**Stated exercise**
Omit the pictures and output exactly the lines from the start of the entries through the line containing "annotations = []".

-- start Material for this exercise --

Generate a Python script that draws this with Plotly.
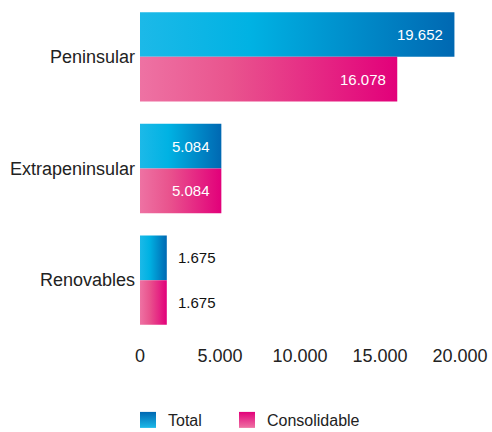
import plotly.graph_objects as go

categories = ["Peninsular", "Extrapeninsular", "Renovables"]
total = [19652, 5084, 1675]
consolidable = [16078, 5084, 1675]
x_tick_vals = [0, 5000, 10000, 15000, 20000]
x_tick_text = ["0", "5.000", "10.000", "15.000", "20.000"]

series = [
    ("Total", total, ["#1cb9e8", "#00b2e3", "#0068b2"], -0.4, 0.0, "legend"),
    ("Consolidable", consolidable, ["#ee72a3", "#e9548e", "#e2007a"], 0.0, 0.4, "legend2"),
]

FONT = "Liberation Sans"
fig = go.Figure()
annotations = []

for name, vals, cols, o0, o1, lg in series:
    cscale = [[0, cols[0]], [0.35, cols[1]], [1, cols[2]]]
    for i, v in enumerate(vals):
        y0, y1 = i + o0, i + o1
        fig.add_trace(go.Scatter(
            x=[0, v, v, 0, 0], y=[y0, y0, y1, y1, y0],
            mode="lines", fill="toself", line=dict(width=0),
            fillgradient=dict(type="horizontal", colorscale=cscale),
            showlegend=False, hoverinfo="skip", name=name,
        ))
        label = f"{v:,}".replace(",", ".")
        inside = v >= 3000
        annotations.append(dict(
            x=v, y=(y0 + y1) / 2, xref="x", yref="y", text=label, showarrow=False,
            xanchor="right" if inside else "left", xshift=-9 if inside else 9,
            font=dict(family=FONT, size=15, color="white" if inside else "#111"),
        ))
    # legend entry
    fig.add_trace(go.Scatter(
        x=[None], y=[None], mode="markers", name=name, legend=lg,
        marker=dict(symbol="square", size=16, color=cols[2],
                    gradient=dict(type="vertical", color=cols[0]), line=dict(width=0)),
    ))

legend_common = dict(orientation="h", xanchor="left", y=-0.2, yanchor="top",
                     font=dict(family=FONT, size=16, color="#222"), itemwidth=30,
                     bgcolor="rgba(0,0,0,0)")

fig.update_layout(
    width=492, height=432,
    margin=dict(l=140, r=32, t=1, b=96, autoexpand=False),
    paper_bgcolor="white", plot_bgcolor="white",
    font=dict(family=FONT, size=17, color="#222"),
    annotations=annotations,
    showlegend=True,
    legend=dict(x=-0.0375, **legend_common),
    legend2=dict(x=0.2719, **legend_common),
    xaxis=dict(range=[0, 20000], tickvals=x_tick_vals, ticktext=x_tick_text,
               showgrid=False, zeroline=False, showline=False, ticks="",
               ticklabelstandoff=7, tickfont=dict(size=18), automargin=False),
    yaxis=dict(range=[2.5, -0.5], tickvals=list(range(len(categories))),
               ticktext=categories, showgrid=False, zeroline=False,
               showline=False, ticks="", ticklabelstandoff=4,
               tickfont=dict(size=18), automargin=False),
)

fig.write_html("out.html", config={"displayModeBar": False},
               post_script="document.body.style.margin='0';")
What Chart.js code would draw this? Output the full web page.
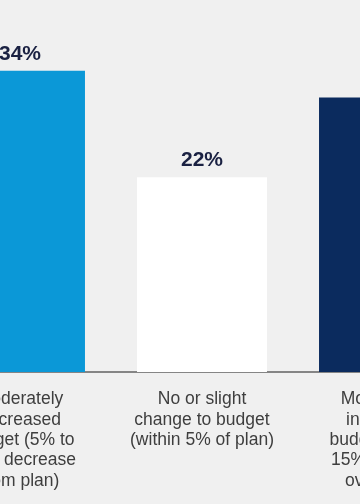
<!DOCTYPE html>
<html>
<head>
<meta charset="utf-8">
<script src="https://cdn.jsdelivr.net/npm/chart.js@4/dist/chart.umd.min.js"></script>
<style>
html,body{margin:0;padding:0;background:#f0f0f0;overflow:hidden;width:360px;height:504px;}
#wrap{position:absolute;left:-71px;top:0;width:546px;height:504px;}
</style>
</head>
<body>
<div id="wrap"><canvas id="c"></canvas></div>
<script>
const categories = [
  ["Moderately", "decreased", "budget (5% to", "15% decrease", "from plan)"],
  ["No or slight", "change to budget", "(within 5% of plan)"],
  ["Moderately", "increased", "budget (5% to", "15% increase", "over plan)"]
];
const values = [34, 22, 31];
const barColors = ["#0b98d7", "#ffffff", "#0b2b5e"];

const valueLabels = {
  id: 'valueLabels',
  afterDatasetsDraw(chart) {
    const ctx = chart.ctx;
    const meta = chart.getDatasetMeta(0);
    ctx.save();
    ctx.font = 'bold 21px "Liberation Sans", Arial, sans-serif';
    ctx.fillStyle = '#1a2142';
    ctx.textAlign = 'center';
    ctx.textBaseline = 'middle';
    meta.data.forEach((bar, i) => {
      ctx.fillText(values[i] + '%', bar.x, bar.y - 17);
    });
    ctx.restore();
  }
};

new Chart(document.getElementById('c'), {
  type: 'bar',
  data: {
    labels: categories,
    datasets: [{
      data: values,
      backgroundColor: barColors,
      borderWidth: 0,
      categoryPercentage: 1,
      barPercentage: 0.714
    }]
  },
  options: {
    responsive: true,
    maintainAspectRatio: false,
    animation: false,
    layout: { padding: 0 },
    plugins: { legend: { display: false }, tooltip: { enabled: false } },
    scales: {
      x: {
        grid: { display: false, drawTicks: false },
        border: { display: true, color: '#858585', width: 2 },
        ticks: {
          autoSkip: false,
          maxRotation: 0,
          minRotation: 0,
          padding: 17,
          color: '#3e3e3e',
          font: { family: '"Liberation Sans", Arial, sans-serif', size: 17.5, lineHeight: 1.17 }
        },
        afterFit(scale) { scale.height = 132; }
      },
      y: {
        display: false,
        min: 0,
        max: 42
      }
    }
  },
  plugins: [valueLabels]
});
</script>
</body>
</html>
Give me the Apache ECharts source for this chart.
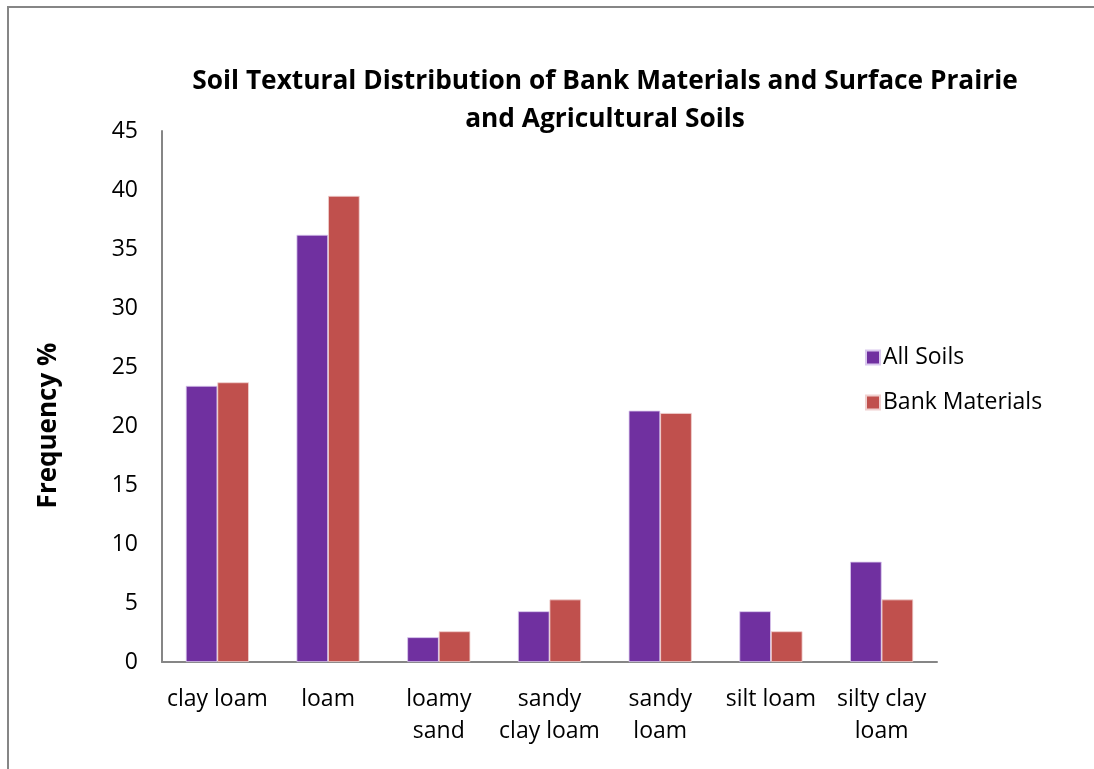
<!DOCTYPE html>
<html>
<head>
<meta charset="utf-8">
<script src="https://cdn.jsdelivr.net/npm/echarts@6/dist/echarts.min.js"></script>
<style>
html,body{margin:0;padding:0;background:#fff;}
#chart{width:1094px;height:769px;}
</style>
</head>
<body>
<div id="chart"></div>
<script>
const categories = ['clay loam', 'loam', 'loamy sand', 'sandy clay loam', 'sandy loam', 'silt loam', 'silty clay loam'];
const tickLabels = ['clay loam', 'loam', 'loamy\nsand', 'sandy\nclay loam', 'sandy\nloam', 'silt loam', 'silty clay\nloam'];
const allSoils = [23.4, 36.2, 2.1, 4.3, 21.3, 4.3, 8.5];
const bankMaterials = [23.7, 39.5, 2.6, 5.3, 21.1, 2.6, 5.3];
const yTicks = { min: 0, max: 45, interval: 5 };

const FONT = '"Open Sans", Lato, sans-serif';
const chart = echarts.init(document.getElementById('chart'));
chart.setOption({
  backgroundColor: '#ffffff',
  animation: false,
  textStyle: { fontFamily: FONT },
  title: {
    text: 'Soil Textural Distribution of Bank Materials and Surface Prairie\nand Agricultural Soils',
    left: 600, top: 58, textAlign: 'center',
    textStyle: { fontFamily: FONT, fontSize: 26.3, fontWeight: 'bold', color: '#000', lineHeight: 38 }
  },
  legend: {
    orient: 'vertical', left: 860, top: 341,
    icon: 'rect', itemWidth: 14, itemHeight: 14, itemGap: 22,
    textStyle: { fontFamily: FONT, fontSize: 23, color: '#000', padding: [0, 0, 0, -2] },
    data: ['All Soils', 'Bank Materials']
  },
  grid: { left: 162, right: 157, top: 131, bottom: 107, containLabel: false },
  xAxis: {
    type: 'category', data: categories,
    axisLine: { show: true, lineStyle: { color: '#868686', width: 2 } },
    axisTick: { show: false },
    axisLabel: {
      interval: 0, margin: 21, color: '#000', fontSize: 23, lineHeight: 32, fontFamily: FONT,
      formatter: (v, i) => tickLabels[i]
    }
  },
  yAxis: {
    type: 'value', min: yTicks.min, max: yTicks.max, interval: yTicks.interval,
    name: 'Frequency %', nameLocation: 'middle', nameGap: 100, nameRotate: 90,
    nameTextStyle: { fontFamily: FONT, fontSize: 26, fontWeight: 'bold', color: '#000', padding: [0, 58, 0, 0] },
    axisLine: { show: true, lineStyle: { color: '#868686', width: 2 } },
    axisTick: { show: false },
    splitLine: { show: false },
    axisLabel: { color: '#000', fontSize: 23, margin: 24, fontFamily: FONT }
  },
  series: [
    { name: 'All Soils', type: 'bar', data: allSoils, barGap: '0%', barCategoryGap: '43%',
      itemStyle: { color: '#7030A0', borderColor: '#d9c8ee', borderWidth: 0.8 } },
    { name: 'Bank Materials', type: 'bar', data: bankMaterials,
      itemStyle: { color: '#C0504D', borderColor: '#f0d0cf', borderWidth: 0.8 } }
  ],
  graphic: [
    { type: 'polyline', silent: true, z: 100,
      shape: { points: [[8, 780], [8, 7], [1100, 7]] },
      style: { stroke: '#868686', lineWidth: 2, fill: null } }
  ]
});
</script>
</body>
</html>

-- end Material for this exercise --

**Response below**
Generate a Python script that draws this with Plotly.
import plotly.graph_objects as go

categories = ["Peninsular", "Extrapeninsular", "Renovables"]
total = [19652, 5084, 1675]
consolidable = [16078, 5084, 1675]
x_tick_vals = [0, 5000, 10000, 15000, 20000]
x_tick_text = ["0", "5.000", "10.000", "15.000", "20.000"]

series = [
    ("Total", total, ["#1cb9e8", "#00b2e3", "#0068b2"], -0.4, 0.0, "legend"),
    ("Consolidable", consolidable, ["#ee72a3", "#e9548e", "#e2007a"], 0.0, 0.4, "legend2"),
]

FONT = "Liberation Sans"
fig = go.Figure()
annotations = []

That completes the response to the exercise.